## start

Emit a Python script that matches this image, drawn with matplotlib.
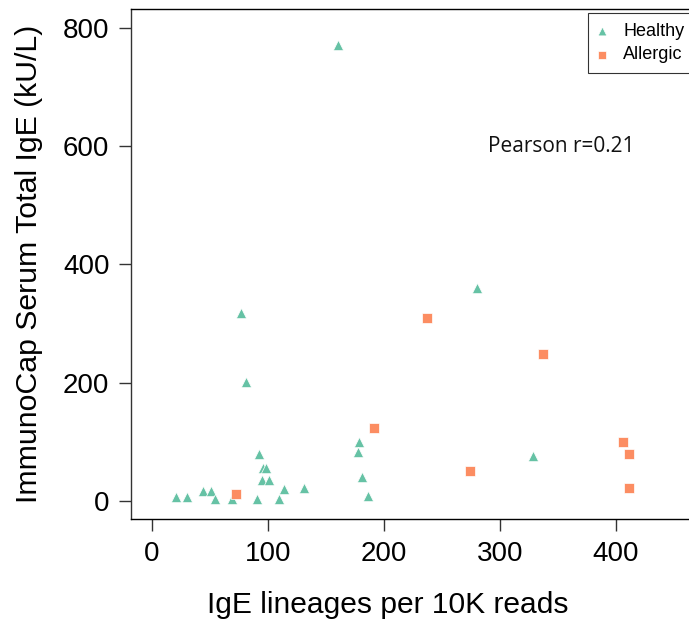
import numpy as np
import matplotlib.pyplot as plt

# Healthy donors
healthy_x = [160.6, 280.7, 76.7, 81.3, 329, 21.3, 30.7, 44, 51, 55, 69,
             92.8, 96, 98.5, 94.8, 101.4, 90.5, 114, 109.7, 131.6,
             178.4, 177.8, 181, 186.5]
healthy_y = [771, 360, 317, 201, 75.6, 6.8, 6.8, 16.4, 16.4, 3.4, 3.4,
             80, 55, 55, 35, 35, 3.4, 20, 3.4, 21.5,
             100, 83, 39.6, 8]

# Allergic donors
allergic_x = [73, 192, 237.6, 274.7, 337.6, 406, 411, 411.7]
allergic_y = [11, 122.5, 308.6, 51, 249, 99, 78.5, 21]

x_ticks = [0, 100, 200, 300, 400]
y_ticks = [0, 200, 400, 600, 800]

green = '#66c2a5'
orange = '#fc8d62'

plt.rcParams['font.family'] = ['Liberation Sans', 'DejaVu Sans']

fig = plt.figure(figsize=(6.89, 6.24), dpi=100)
ax = fig.add_axes([0.190, 0.168, 0.81, 0.8176])

ax.scatter(healthy_x, healthy_y, marker='^', s=55, color=green,
           edgecolors='white', linewidths=0.5, label='Healthy', zorder=3)
ax.scatter(allergic_x, allergic_y, marker='s', s=42, color=orange,
           edgecolors='white', linewidths=0.5, label='Allergic', zorder=3)

ax.set_xlim(-17.8, 463)
ax.set_ylim(-31, 832)
ax.set_xticks(x_ticks)
ax.set_yticks(y_ticks)
ax.tick_params(axis='both', direction='out', length=8.5, width=1,
               labelsize=20, pad=7, color='#333333')
ax.spines['right'].set_visible(False)
for s in ['left', 'bottom', 'top']:
    ax.spines[s].set_linewidth(1)
ax.spines['left'].set_color('#333333')

ax.set_xlabel('IgE lineages per 10K reads', fontsize=21.6)
ax.set_ylabel('ImmunoCap Serum Total IgE (kU/L)', fontsize=21.8)
ax.xaxis.set_label_coords(0.46, -0.14)
ax.yaxis.set_label_coords(-0.157, 0.5)

ax.text(353, 599, 'Pearson r=0.21', fontsize=15, ha='center', va='center',
        family=['Open Sans', 'DejaVu Sans'], color='#111111')

leg = ax.legend(loc='upper left', fontsize=13, frameon=True, fancybox=False,
                handletextpad=0.9, borderpad=0.55, handlelength=0.5,
                labelspacing=0.35, markerscale=0.85, borderaxespad=0,
                bbox_to_anchor=(0.819, 0.992))
leg.get_frame().set_edgecolor('black')
leg.get_frame().set_linewidth(0.8)

fig.savefig('out.png', dpi=100)
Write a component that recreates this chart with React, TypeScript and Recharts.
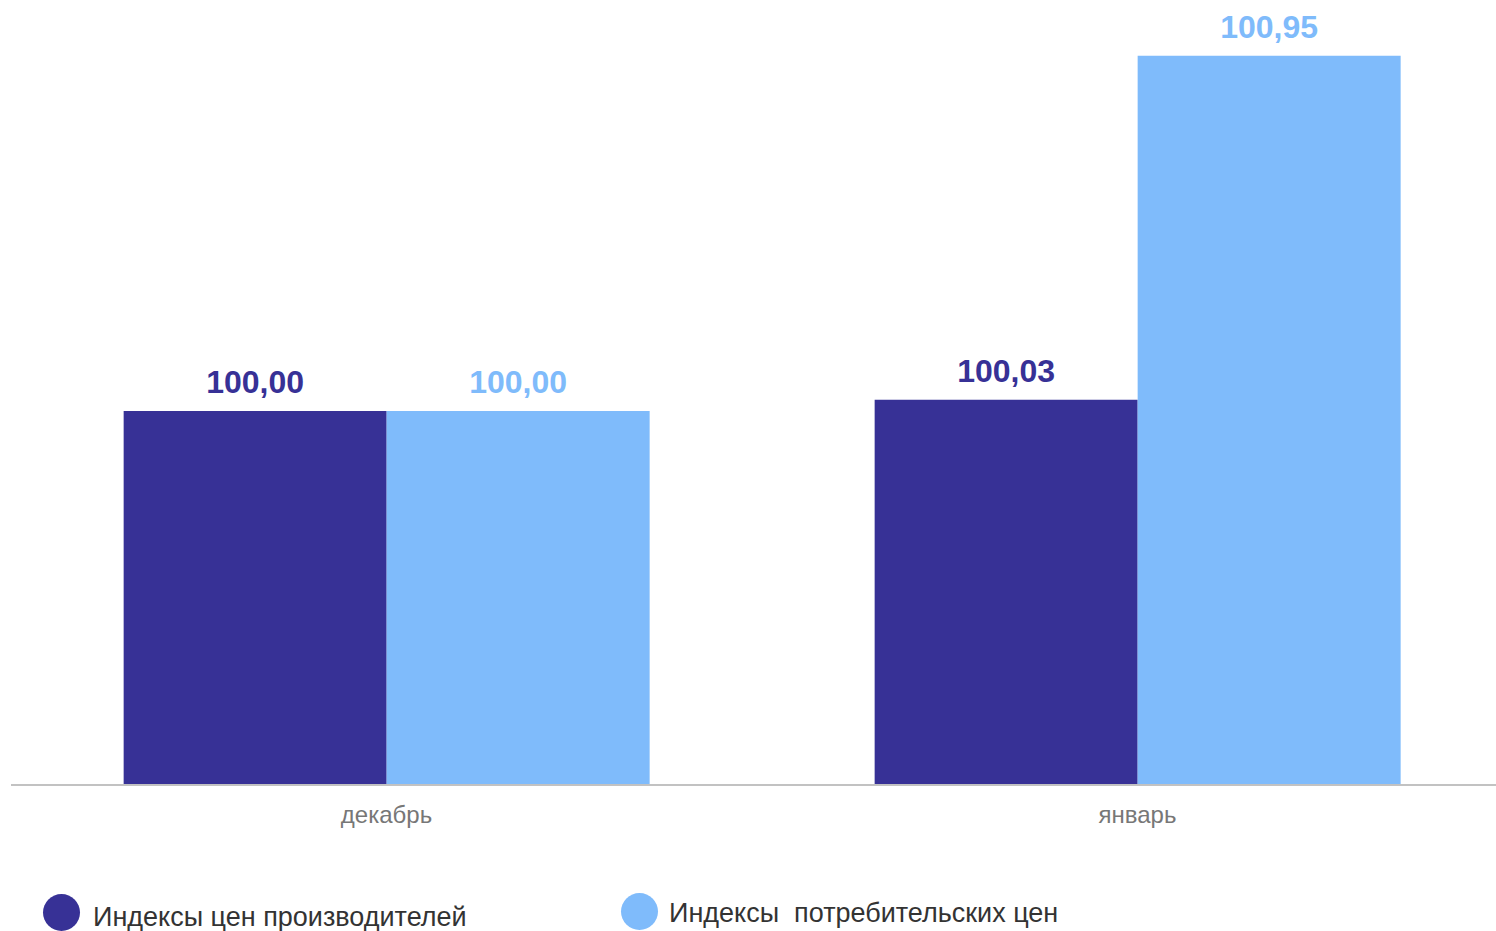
import React from "react";
import { BarChart, Bar, XAxis, YAxis, LabelList } from "recharts";

const months = ["декабрь", "январь"];
const producerIdx = [100.0, 100.03];
const consumerIdx = [100.0, 100.95];
const seriesNames = ["Индексы цен производителей", "Индексы  потребительских цен"];

const DARK = "#373196";
const LIGHT = "#7fbbfb";
const FONT = "'Liberation Sans', Arial, sans-serif";

const data = months.map((m, i) => ({
  month: m,
  producer: producerIdx[i],
  consumer: consumerIdx[i],
}));

const fmt = (v: any) => Number(v).toFixed(2).replace(".", ",");

export default function App() {
  return (
    <div
      style={{
        position: "absolute",
        left: 0,
        top: 0,
        width: 1496,
        height: 931,
        overflow: "hidden",
        background: "#fff",
        fontFamily: FONT,
      }}
    >
      <BarChart
        width={1514}
        height={931}
        data={data}
        margin={{ top: 37, right: 1, left: 11, bottom: 106 }}
        barCategoryGap="15%"
        barGap={0}
        style={{ fontFamily: FONT }}
      >
        <XAxis
          dataKey="month"
          height={40}
          axisLine={{ stroke: "#c2c2c2", strokeWidth: 2 }}
          tickLine={false}
          tickMargin={15}
          tick={{ fill: "#777", fontSize: 24 }}
        />
        <YAxis hide domain={[99, 101]} allowDataOverflow />
        <Bar dataKey="producer" fill={DARK} isAnimationActive={false}>
          <LabelList
            dataKey="producer"
            position="top"
            offset={18}
            formatter={fmt}
            style={{ fill: DARK, fontSize: 32, fontWeight: 700 }}
          />
        </Bar>
        <Bar dataKey="consumer" fill={LIGHT} isAnimationActive={false}>
          <LabelList
            dataKey="consumer"
            position="top"
            offset={18}
            formatter={fmt}
            style={{ fill: LIGHT, fontSize: 32, fontWeight: 700 }}
          />
        </Bar>
      </BarChart>
      {/* legend */}
      <div style={{ position: "absolute", left: 43, top: 894, width: 37, height: 37, borderRadius: "50%", background: DARK }} />
      <div style={{ position: "absolute", left: 93, top: 904, fontSize: 27, color: "#333", whiteSpace: "pre", lineHeight: "27px" }}>
        {seriesNames[0]}
      </div>
      <div style={{ position: "absolute", left: 621, top: 893, width: 37, height: 37, borderRadius: "50%", background: LIGHT }} />
      <div style={{ position: "absolute", left: 669, top: 900, fontSize: 27, color: "#333", whiteSpace: "pre", lineHeight: "27px" }}>
        {seriesNames[1]}
      </div>
    </div>
  );
}
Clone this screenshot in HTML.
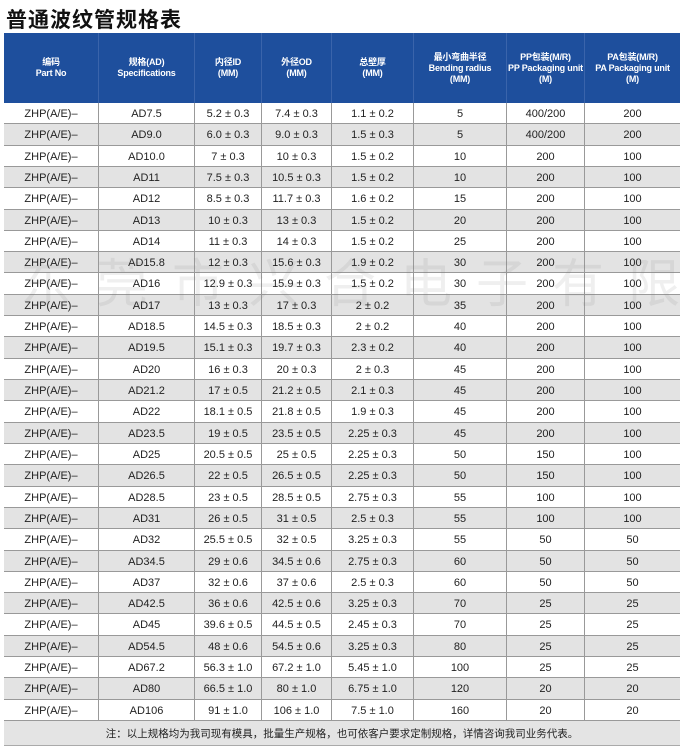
<!DOCTYPE html>
<html><head><meta charset="utf-8"><style>
body{margin:0;width:682px;height:750px;background:#fff;position:relative;overflow:hidden;font-family:"Liberation Sans","Noto Sans CJK SC",sans-serif;}
.t{position:absolute;left:6px;top:4px;font-size:21px;font-weight:bold;color:#111;font-family:"Noto Sans CJK SC",sans-serif;letter-spacing:1px}
.hd{position:absolute;left:4px;top:33px;width:676px;height:70px;background:#1e4f9d}
.c{position:absolute;display:flex;align-items:center;justify-content:center;text-align:center;box-sizing:border-box}
.h{color:#fff;font-size:9px;font-weight:bold;line-height:11px;border-right:1px solid #3a64ab;white-space:nowrap;letter-spacing:-0.2px}
.r{position:absolute;left:4px;width:676px;border-bottom:1px solid #999;box-sizing:border-box}
.d{font-size:11px;color:#222;border-right:1px solid #999}
.note{position:absolute;left:4px;top:721px;width:676px;height:24px;background:#e4e4e4;font-size:10.5px;color:#222;display:flex;align-items:center;justify-content:center;font-family:"Noto Sans CJK SC",sans-serif;border-bottom:1px solid #aaa}
.wm{position:absolute;left:20px;top:242px;font-size:52px;color:rgba(120,120,120,0.12);letter-spacing:24px;font-family:"Noto Sans CJK SC",sans-serif;white-space:nowrap}
</style></head><body>
<div class="t">普通波纹管规格表</div>
<div class="hd"></div>
<div id="tb"></div>
<div class="note">注：以上规格均为我司现有模具，批量生产规格，也可依客户要求定制规格，详情咨询我司业务代表。</div>
<div class="wm">东莞市兴合电子有限公司</div>
<script>
var X=[4,99,195,262,332,414,507,585,680];
var H=["编码<br>Part No","规格(AD)<br>Specifications","内径ID<br>(MM)","外径OD<br>(MM)","总壁厚<br>(MM)","最小弯曲半径<br>Bending radius<br>(MM)","PP包装(M/R)<br>PP Packaging unit<br>(M)","PA包装(M/R)<br>PA Packaging unit<br>(M)"];
var D=[["AD7.5","5.2 ± 0.3","7.4 ± 0.3","1.1 ± 0.2","5","400/200","200"],
["AD9.0","6.0 ± 0.3","9.0 ± 0.3","1.5 ± 0.3","5","400/200","200"],
["AD10.0","7 ± 0.3","10 ± 0.3","1.5 ± 0.2","10","200","100"],
["AD11","7.5 ± 0.3","10.5 ± 0.3","1.5 ± 0.2","10","200","100"],
["AD12","8.5 ± 0.3","11.7 ± 0.3","1.6 ± 0.2","15","200","100"],
["AD13","10 ± 0.3","13 ± 0.3","1.5 ± 0.2","20","200","100"],
["AD14","11 ± 0.3","14 ± 0.3","1.5 ± 0.2","25","200","100"],
["AD15.8","12 ± 0.3","15.6 ± 0.3","1.9 ± 0.2","30","200","100"],
["AD16","12.9 ± 0.3","15.9 ± 0.3","1.5 ± 0.2","30","200","100"],
["AD17","13 ± 0.3","17 ± 0.3","2 ± 0.2","35","200","100"],
["AD18.5","14.5 ± 0.3","18.5 ± 0.3","2 ± 0.2","40","200","100"],
["AD19.5","15.1 ± 0.3","19.7 ± 0.3","2.3 ± 0.2","40","200","100"],
["AD20","16 ± 0.3","20 ± 0.3","2 ± 0.3","45","200","100"],
["AD21.2","17 ± 0.5","21.2 ± 0.5","2.1 ± 0.3","45","200","100"],
["AD22","18.1 ± 0.5","21.8 ± 0.5","1.9 ± 0.3","45","200","100"],
["AD23.5","19 ± 0.5","23.5 ± 0.5","2.25 ± 0.3","45","200","100"],
["AD25","20.5 ± 0.5","25 ± 0.5","2.25 ± 0.3","50","150","100"],
["AD26.5","22 ± 0.5","26.5 ± 0.5","2.25 ± 0.3","50","150","100"],
["AD28.5","23 ± 0.5","28.5 ± 0.5","2.75 ± 0.3","55","100","100"],
["AD31","26 ± 0.5","31 ± 0.5","2.5 ± 0.3","55","100","100"],
["AD32","25.5 ± 0.5","32 ± 0.5","3.25 ± 0.3","55","50","50"],
["AD34.5","29 ± 0.6","34.5 ± 0.6","2.75 ± 0.3","60","50","50"],
["AD37","32 ± 0.6","37 ± 0.6","2.5 ± 0.3","60","50","50"],
["AD42.5","36 ± 0.6","42.5 ± 0.6","3.25 ± 0.3","70","25","25"],
["AD45","39.6 ± 0.5","44.5 ± 0.5","2.45 ± 0.3","70","25","25"],
["AD54.5","48 ± 0.6","54.5 ± 0.6","3.25 ± 0.3","80","25","25"],
["AD67.2","56.3 ± 1.0","67.2 ± 1.0","5.45 ± 1.0","100","25","25"],
["AD80","66.5 ± 1.0","80 ± 1.0","6.75 ± 1.0","120","20","20"],
["AD106","91 ± 1.0","106 ± 1.0","7.5 ± 1.0","160","20","20"]];
var s="";
for(var j=0;j<8;j++){s+='<div class="c h" style="left:'+X[j]+'px;top:33px;width:'+(X[j+1]-X[j])+'px;height:70px;'+(j==7?'border-right:none':'')+'">'+H[j]+'</div>';}
var rh=618/29,t0=103;
for(var i=0;i<D.length;i++){var y=Math.round(t0+i*rh),y2=Math.round(t0+(i+1)*rh),h=y2-y;var row=["ZHP(A/E)–"].concat(D[i]);
s+='<div class="r" style="top:'+y+'px;height:'+h+'px;background:'+(i%2?'#e3e3e3':'#fff')+'"></div>';
for(var j=0;j<8;j++){s+='<div class="c d" style="left:'+X[j]+'px;top:'+y+'px;width:'+(X[j+1]-X[j])+'px;height:'+h+'px;'+(j==7?'border-right:none':'')+'">'+row[j]+'</div>';}}
document.getElementById("tb").innerHTML=s;
</script>
</body></html>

## end

Quote, please, every line of the material above from its start through the line that has "100, 83, 39.6, 8]", reproducing the words exactly and dropping any images.

Emit a Python script that matches this image, drawn with matplotlib.
import numpy as np
import matplotlib.pyplot as plt

# Healthy donors
healthy_x = [160.6, 280.7, 76.7, 81.3, 329, 21.3, 30.7, 44, 51, 55, 69,
             92.8, 96, 98.5, 94.8, 101.4, 90.5, 114, 109.7, 131.6,
             178.4, 177.8, 181, 186.5]
healthy_y = [771, 360, 317, 201, 75.6, 6.8, 6.8, 16.4, 16.4, 3.4, 3.4,
             80, 55, 55, 35, 35, 3.4, 20, 3.4, 21.5,
             100, 83, 39.6, 8]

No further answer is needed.